Plus, it creates a ubiquitous marketing environment that constantly makes appeals to our egos. We’re forever being told how we deserve better, and should not be satisfied with what we have. All of this fosters a mindset that puts “me” and “my wants” at the center of the world.
Brilliant answer @Harp. Thank you.
@mattbrowne ; at least you wise folks in Europe have to WALK and think about it instead of mindlessly roaming the aisles filling your basket with high calorie, low nutrition junk.
I love the idea of having “specialty” stores. If I need meat, go to the meat store, if I need bread go to the bread store. It would keep me out of the frozen and processed food aisles and I would have to be more mindful of what I’m eating. I would also get more exercise, walking to all the different stores.
Who needs terrorists? Between supermarkets and fast food, America will kill itself!
@mattbrowne Thanks. I’ll get that book.
@Harp Like always, your answer has soothed me. You articulated my exact feelings.

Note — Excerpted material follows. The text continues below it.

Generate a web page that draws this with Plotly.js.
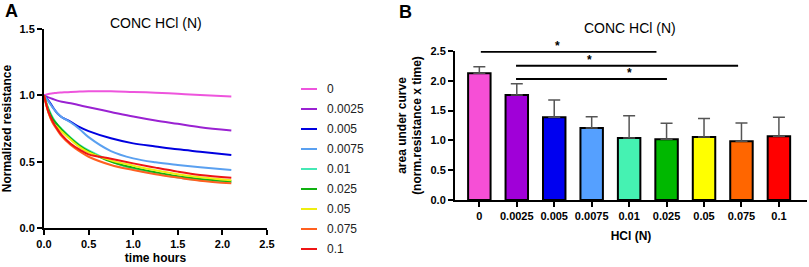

@Judi – I think one of the reasons why aisles in the US are sometimes longer is higher-quantity packaging. On average American fridges are significantly larger than the European ones. Same for the trunk size of cars which means people buy more each time they go shopping. But in terms of product diversity I think sometimes there’s more choice in Europe (see examples above) and sometimes in the US for example for cereal and potato chips and frozen pizzas and types of soft drinks. So choice overload is a huge problem in Europe too.
Walking requires sidewalks. I’ve read that some American cities and towns are changing their strategy to better fight obesity.